• [SOURCE EXCERPT]
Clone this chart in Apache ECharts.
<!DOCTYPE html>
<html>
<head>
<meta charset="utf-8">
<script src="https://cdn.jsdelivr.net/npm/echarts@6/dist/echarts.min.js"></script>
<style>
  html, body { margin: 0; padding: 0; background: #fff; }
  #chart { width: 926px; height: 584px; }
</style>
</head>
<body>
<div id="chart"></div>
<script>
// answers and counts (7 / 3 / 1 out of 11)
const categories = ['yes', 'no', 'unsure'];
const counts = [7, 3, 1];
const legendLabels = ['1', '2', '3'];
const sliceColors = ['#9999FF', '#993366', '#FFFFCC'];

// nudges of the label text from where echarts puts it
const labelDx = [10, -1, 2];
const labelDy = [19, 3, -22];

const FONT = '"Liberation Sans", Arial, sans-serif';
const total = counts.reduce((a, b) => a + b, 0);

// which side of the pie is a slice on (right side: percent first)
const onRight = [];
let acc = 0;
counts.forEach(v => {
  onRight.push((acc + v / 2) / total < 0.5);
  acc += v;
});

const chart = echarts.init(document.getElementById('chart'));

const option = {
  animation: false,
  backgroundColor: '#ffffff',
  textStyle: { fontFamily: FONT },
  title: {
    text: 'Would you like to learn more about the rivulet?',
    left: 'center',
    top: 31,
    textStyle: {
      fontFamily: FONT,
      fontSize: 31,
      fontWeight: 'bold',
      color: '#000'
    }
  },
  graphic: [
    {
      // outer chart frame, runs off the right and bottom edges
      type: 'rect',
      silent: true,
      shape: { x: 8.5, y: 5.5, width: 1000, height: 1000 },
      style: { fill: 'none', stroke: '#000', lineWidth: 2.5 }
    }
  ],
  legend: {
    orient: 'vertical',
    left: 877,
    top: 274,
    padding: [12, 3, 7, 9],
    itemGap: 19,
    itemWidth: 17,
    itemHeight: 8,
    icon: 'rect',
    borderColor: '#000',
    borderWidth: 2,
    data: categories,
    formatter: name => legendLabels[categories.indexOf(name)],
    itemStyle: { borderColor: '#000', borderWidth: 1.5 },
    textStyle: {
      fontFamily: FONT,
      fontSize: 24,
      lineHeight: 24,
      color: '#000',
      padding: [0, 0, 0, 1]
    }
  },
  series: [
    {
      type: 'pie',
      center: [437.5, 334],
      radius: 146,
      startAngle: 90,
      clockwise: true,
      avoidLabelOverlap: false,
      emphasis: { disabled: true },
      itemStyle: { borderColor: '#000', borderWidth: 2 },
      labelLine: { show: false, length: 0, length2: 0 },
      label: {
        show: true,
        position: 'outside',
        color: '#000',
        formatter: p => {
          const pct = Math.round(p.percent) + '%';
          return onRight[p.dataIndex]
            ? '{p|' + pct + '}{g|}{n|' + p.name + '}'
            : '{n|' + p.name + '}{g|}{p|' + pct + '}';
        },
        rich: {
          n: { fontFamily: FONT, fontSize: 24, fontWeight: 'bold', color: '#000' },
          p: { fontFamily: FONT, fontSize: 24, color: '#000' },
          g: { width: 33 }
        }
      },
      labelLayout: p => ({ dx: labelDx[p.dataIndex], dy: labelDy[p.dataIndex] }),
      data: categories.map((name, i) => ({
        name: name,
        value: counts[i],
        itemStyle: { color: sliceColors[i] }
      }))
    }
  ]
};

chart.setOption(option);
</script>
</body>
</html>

• [AIM OF THE EXERCISE] Each line must be given again exactly as written above.

• [RESPONSE BELOW]
Clone this chart in Apache ECharts.
<!DOCTYPE html>
<html>
<head>
<meta charset="utf-8">
<script src="https://cdn.jsdelivr.net/npm/echarts@6/dist/echarts.min.js"></script>
<style>
  html, body { margin: 0; padding: 0; background: #fff; }
  #chart { width: 926px; height: 584px; }
</style>
</head>
<body>
<div id="chart"></div>
<script>
// answers and counts (7 / 3 / 1 out of 11)
const categories = ['yes', 'no', 'unsure'];
const counts = [7, 3, 1];
const legendLabels = ['1', '2', '3'];
const sliceColors = ['#9999FF', '#993366', '#FFFFCC'];

// nudges of the label text from where echarts puts it
const labelDx = [10, -1, 2];
const labelDy = [19, 3, -22];

const FONT = '"Liberation Sans", Arial, sans-serif';
const total = counts.reduce((a, b) => a + b, 0);

// which side of the pie is a slice on (right side: percent first)
const onRight = [];
let acc = 0;
counts.forEach(v => {
  onRight.push((acc + v / 2) / total < 0.5);
  acc += v;
});

const chart = echarts.init(document.getElementById('chart'));

const option = {
  animation: false,
  backgroundColor: '#ffffff',
  textStyle: { fontFamily: FONT },
  title: {
    text: 'Would you like to learn more about the rivulet?',
    left: 'center',
    top: 31,
    textStyle: {
      fontFamily: FONT,
      fontSize: 31,
      fontWeight: 'bold',
      color: '#000'
    }
  },
  graphic: [
    {
      // outer chart frame, runs off the right and bottom edges
      type: 'rect',
      silent: true,
      shape: { x: 8.5, y: 5.5, width: 1000, height: 1000 },
      style: { fill: 'none', stroke: '#000', lineWidth: 2.5 }
    }
  ],
  legend: {
    orient: 'vertical',
    left: 877,
    top: 274,
    padding: [12, 3, 7, 9],
    itemGap: 19,
    itemWidth: 17,
    itemHeight: 8,
    icon: 'rect',
    borderColor: '#000',
    borderWidth: 2,
    data: categories,
    formatter: name => legendLabels[categories.indexOf(name)],
    itemStyle: { borderColor: '#000', borderWidth: 1.5 },
    textStyle: {
      fontFamily: FONT,
      fontSize: 24,
      lineHeight: 24,
      color: '#000',
      padding: [0, 0, 0, 1]
    }
  },
  series: [
    {
      type: 'pie',
      center: [437.5, 334],
      radius: 146,
      startAngle: 90,
      clockwise: true,
      avoidLabelOverlap: false,
      emphasis: { disabled: true },
      itemStyle: { borderColor: '#000', borderWidth: 2 },
      labelLine: { show: false, length: 0, length2: 0 },
      label: {
        show: true,
        position: 'outside',
        color: '#000',
        formatter: p => {
          const pct = Math.round(p.percent) + '%';
          return onRight[p.dataIndex]
            ? '{p|' + pct + '}{g|}{n|' + p.name + '}'
            : '{n|' + p.name + '}{g|}{p|' + pct + '}';
        },
        rich: {
          n: { fontFamily: FONT, fontSize: 24, fontWeight: 'bold', color: '#000' },
          p: { fontFamily: FONT, fontSize: 24, color: '#000' },
          g: { width: 33 }
        }
      },
      labelLayout: p => ({ dx: labelDx[p.dataIndex], dy: labelDy[p.dataIndex] }),
      data: categories.map((name, i) => ({
        name: name,
        value: counts[i],
        itemStyle: { color: sliceColors[i] }
      }))
    }
  ]
};

chart.setOption(option);
</script>
</body>
</html>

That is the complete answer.